Cuba est le seul pays au monde à émettre deux monnaies, un système inusité dont même le président Raul Castro dit qu'il paralyse l'économie socialiste et doit être éliminé.

Des mois après que M. Castro eut fait de l'unification de la devise un projet central du parlement, aucun détail n'a été révélé. Cependant, un projet pilote mené en toute discrétion pourrait contenir des indices quant à une sortie du système.

Depuis la création de la double monnaie en 1994, la plupart des habitants de l'île sont payés en pesos cubains, qui vaut moins de cinq cents américains, alors que les touristes et les Cubains qui oeuvrent dans l'industrie touristique transigent en pesos convertibles, ou CUC, qui vaut un dollar américain.

Ce déséquilibre signifie que les docteurs et les physiciens gagnent moins d'argent que les chauffeurs de taxi et les aubergistes, malgré les années d'étude qu'exigent leurs professions. Lors d'un discours en juillet, M. Castro a déploré que le système monétaire avait un effet déformant sur l'économie et la société en général.

Malgré les risques potentiels sur l'inflation et les entreprises locales, on voit apparaître des signes de changements et d'un juste milieu que pourraient trouver les deux devises.

Un ancien économiste de la banque centrale cubaine maintenant à l'université colombienne Javeriana, Patro Vidal, a affirmé à l'Associated Press qu'un projet pilote était lancé dans quelques entreprises sélectionnées, testant une devise d'une valeur d'un dixième de dollar américain.

Ces entreprises oeuvrent dans des secteurs clés tels que la culture du sucre, l'hôtellerie et les coopératives non agricoles. Aucune mention officielle n'a été faite dans les médias, mais M. Vidal a confirmé que c'était en cours et qu'il s'agissait d'un bon pas vers l'avant.

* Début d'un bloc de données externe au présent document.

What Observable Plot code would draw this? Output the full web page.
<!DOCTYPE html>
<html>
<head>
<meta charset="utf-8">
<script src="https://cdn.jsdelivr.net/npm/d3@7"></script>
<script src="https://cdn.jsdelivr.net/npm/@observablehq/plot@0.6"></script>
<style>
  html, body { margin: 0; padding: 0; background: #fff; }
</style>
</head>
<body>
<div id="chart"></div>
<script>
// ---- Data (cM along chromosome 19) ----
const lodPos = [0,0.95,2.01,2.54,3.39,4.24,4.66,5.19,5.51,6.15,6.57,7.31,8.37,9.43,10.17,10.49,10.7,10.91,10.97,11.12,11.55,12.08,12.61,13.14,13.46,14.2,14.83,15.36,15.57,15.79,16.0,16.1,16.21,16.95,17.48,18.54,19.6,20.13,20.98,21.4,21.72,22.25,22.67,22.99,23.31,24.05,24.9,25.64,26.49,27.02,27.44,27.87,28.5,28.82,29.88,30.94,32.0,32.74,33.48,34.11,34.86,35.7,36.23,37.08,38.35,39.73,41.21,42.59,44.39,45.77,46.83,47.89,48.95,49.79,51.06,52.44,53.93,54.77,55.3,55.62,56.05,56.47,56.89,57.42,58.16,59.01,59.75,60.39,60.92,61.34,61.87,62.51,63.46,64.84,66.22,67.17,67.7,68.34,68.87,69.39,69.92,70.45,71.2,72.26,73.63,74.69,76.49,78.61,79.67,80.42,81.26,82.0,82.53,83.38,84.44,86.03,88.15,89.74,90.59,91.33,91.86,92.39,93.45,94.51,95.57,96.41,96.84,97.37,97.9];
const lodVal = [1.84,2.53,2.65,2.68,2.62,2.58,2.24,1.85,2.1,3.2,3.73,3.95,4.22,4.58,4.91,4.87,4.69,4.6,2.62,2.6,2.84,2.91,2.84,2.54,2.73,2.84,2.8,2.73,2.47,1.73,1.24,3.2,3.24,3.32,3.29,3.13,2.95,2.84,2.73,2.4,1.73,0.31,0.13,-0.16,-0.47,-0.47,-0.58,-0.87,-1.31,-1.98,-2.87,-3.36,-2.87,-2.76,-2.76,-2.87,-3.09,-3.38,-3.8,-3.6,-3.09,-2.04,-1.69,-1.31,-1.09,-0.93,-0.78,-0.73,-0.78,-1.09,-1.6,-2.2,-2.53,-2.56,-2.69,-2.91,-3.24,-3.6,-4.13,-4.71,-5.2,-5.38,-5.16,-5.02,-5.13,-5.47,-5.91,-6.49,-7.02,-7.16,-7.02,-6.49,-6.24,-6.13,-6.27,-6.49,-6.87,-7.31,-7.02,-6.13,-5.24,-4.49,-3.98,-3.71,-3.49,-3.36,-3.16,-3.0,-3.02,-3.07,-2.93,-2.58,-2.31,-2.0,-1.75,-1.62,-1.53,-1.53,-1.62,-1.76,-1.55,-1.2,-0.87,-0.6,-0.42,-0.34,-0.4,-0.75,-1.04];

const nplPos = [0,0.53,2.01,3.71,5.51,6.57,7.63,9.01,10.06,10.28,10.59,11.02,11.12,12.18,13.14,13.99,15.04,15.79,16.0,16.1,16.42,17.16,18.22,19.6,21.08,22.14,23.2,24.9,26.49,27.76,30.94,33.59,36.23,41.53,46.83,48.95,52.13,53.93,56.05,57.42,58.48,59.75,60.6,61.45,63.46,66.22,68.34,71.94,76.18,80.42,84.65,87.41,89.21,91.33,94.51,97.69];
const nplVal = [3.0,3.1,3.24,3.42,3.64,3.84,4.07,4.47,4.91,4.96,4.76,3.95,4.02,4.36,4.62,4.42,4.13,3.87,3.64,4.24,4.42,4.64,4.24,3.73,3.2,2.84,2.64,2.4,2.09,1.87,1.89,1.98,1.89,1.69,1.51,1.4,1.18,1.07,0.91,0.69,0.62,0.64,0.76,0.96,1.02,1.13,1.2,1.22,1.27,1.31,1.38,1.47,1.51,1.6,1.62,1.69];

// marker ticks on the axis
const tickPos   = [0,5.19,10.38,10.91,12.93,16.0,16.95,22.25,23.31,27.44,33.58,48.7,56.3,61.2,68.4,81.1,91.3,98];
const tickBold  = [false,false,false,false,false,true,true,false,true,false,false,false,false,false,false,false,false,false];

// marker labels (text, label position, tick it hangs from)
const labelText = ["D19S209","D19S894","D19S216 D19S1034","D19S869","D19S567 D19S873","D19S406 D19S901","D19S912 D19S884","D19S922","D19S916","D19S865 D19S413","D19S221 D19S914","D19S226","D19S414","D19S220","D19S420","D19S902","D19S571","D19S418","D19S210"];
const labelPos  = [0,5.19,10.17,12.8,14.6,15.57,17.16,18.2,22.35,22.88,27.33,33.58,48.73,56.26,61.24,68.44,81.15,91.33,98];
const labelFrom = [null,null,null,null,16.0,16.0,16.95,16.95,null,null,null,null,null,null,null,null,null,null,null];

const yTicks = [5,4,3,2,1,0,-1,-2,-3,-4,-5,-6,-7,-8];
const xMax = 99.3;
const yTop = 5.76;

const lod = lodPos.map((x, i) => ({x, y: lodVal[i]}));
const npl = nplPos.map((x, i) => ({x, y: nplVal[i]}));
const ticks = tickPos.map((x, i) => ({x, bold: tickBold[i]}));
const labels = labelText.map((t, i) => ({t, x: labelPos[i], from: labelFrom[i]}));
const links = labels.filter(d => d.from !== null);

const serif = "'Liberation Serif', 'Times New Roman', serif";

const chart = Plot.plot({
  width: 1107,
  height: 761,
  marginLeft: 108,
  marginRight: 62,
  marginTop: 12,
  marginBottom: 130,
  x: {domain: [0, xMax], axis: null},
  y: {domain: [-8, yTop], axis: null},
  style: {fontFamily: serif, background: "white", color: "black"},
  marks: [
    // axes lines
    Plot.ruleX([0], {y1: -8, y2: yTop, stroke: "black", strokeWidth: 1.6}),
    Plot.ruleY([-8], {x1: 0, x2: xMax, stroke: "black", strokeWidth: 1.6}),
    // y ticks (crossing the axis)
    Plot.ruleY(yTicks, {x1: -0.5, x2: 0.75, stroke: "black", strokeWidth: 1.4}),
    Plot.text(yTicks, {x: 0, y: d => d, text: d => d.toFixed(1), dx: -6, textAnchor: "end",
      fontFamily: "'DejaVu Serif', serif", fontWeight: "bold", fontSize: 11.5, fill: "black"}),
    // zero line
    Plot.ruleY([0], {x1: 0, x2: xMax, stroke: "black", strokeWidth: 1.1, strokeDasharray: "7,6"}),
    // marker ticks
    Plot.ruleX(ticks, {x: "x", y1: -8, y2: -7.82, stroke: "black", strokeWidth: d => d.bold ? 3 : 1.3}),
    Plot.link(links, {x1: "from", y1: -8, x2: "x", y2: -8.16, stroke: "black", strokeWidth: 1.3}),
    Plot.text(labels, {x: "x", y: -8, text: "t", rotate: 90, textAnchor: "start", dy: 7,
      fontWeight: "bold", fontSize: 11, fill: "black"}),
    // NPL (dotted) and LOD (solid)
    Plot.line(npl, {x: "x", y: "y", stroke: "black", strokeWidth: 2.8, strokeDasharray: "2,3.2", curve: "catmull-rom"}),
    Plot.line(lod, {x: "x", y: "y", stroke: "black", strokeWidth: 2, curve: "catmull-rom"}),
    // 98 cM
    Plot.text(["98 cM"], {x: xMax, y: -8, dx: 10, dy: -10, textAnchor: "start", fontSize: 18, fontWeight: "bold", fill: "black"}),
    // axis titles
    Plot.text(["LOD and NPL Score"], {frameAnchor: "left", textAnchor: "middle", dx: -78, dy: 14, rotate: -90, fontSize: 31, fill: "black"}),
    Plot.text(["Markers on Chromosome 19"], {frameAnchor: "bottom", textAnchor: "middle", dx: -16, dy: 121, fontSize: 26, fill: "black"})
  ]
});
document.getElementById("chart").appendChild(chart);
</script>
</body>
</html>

«C'est très bien parce que l'élimination de la double devise doit se faire graduellement», a-t-il dit.

D'autres pays communistes ont tenté l'expérience d'une seconde devise réservée aux étrangers et aux échanges commerciaux, mais tous l'ont laissée tomber. L'Union soviétique en a fait l'essai dans les années 1920 et la Chine, dans les années 1980 et 1990.

Pour Cuba, l'idée semblait fort simple: les voyageurs canadiens et européens dépenseraient les CUCs dans les boutiques du gouvernement, qui desservent presque exclusivement des étrangers, alors que les Cubains continueraient de vivre selon l'idéal socialiste, avec la devise locale.

Mais les choses ne se sont pas passées ainsi. À mesure que les autorités retiraient des subventions qui couvraient autrefois la majorité des coûts de loyer et de nourriture, les Cubains sont devenus de plus en plus dépendants à leurs revenus d'appoint en CUC, obtenus au noir dans l'industrie touristique ou de leur famille vivant à l'étranger.

Résultat: un déséquilibre du système des salaires, dans lequel les travailleurs peu qualifiés comme les femmes de chambre d'hôtel font un meilleur salaire grâce aux pourboires des voyageurs que les professionnels.

Un médecin de 53 ans, qui a gardé l'anonymat, a récemment quitté sa profession pour aider sa mère à louer des chambres aux touristes, parce que son salaire mensuel de 25 $ ne lui permettait pas de se nourrir convenablement.

En comparaison, le surveillant de stationnement Rigoberto Sanchez Beltran gagne entre 70 et 100 $ par mois. Bien qu'il parvienne difficilement à joindre les deux bouts, il sait que son emploi l'avantage par rapport à bon nombre de ses voisins mieux éduqués que lui.